[Supplied data start]

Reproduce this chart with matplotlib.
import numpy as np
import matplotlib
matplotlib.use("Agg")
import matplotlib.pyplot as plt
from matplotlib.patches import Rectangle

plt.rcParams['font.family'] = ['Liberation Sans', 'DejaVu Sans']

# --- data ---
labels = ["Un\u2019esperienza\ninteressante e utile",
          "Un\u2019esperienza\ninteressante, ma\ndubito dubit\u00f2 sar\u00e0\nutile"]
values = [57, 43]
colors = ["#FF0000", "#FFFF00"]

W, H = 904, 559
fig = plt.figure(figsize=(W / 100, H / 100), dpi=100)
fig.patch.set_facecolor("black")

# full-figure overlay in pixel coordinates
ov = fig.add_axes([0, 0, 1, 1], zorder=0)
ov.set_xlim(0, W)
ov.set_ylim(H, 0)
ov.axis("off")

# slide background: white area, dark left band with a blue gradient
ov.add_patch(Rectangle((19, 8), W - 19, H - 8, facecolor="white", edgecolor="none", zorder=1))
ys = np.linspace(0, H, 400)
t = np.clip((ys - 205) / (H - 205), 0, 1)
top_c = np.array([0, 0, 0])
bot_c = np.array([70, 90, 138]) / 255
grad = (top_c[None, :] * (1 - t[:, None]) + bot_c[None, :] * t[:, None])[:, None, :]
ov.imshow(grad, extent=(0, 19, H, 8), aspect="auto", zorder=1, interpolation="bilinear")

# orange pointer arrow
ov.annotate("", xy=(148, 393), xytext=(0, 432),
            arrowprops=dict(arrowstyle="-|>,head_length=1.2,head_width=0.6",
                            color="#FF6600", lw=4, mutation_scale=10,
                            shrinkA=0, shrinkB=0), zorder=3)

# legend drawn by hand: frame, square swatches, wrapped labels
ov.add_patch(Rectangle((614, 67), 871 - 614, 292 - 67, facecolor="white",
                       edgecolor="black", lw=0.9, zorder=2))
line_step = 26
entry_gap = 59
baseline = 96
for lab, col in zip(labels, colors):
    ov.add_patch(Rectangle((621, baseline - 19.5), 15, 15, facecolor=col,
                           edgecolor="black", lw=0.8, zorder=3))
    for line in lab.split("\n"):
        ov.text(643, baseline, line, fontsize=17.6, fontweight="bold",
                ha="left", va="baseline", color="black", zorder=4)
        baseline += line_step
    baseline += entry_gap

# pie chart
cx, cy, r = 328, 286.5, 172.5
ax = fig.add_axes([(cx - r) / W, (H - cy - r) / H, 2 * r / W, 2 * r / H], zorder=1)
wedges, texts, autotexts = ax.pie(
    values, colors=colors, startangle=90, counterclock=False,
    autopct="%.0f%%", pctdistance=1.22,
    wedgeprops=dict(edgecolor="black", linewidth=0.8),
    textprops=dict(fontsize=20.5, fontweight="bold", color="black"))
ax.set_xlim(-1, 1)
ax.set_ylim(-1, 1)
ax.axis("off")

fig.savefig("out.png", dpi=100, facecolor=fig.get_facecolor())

[Supplied data end]
[Supplied data start]

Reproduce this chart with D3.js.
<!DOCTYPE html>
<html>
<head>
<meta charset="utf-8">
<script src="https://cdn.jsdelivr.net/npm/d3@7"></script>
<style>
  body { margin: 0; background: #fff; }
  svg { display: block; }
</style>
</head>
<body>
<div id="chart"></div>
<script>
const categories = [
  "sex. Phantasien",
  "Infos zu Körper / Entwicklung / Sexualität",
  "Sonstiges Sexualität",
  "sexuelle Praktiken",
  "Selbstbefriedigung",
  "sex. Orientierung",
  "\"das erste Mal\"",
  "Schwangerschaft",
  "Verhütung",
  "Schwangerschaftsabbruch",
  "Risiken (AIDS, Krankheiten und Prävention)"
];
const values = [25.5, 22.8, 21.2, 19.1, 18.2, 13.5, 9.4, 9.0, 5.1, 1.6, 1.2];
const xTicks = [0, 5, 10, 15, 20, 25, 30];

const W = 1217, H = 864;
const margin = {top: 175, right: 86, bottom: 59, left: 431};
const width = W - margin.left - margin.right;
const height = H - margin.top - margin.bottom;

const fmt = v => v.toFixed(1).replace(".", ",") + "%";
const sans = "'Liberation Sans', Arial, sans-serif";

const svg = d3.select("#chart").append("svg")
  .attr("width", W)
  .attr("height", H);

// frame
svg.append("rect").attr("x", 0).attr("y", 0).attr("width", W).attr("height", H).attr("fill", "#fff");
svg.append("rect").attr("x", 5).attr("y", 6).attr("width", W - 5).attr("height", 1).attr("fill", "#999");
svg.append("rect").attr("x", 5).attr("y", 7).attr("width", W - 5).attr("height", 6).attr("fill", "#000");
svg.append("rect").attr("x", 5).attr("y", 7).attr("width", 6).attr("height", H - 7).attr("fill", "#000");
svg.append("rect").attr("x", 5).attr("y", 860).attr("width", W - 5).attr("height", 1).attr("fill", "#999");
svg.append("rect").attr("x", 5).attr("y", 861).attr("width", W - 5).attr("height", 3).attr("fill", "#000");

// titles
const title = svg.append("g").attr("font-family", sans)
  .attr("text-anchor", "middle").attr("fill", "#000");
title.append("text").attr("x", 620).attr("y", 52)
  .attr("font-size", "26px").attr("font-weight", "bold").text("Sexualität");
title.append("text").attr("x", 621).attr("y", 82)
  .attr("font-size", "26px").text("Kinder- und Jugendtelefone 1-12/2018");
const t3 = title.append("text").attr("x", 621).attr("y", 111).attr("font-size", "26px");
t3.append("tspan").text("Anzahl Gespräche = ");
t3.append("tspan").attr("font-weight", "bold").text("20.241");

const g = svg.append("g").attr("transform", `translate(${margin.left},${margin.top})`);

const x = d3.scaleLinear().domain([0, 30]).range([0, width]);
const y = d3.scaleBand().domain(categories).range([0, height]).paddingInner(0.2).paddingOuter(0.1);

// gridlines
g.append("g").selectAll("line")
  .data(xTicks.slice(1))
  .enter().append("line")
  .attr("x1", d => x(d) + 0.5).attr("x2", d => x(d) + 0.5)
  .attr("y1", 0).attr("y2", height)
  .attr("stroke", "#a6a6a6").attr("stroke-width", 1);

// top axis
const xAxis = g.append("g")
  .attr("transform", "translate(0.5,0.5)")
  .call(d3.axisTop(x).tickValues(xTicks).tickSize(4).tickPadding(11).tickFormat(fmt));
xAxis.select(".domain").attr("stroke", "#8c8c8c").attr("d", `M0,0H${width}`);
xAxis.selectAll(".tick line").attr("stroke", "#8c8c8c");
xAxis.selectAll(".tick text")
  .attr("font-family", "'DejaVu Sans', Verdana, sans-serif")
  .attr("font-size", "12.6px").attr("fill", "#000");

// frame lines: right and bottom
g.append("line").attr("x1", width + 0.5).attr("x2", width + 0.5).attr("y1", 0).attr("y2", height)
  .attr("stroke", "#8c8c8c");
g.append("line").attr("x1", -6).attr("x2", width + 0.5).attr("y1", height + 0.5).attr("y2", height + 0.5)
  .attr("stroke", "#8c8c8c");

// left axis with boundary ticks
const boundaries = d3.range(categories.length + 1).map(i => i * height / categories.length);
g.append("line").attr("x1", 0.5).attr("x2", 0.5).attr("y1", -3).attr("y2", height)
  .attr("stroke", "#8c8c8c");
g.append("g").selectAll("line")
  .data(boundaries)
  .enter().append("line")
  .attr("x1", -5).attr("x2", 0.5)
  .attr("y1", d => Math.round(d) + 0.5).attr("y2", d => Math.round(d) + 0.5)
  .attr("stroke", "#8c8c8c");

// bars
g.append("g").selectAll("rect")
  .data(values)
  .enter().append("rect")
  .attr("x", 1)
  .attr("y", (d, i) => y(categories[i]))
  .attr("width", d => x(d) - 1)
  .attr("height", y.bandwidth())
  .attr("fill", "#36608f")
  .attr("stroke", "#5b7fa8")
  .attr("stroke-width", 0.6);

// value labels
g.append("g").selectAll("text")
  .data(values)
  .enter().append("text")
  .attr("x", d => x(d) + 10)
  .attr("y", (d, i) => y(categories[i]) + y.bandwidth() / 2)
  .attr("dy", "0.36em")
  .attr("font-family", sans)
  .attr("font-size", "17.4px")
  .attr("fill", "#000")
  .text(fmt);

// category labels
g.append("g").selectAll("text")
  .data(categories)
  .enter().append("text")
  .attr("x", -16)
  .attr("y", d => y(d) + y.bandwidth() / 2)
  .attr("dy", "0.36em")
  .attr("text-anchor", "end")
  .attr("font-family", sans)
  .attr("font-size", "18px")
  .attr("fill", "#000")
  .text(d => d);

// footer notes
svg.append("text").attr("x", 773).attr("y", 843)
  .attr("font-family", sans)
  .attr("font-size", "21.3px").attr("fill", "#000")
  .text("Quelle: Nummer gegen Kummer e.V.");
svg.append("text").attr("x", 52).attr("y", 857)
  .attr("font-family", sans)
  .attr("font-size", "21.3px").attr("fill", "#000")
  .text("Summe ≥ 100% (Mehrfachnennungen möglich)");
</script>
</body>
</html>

[Supplied data end]

The request
Each line from the one bearing "Reproduce this chart with matplotlib." through the one bearing "plt.rcParams['font.family'] = ['Liberation" is to be duplicated without change; all remaining lines are to be left out.

Answer to the task
Reproduce this chart with matplotlib.
import numpy as np
import matplotlib
matplotlib.use("Agg")
import matplotlib.pyplot as plt
from matplotlib.patches import Rectangle

plt.rcParams['font.family'] = ['Liberation Sans', 'DejaVu Sans']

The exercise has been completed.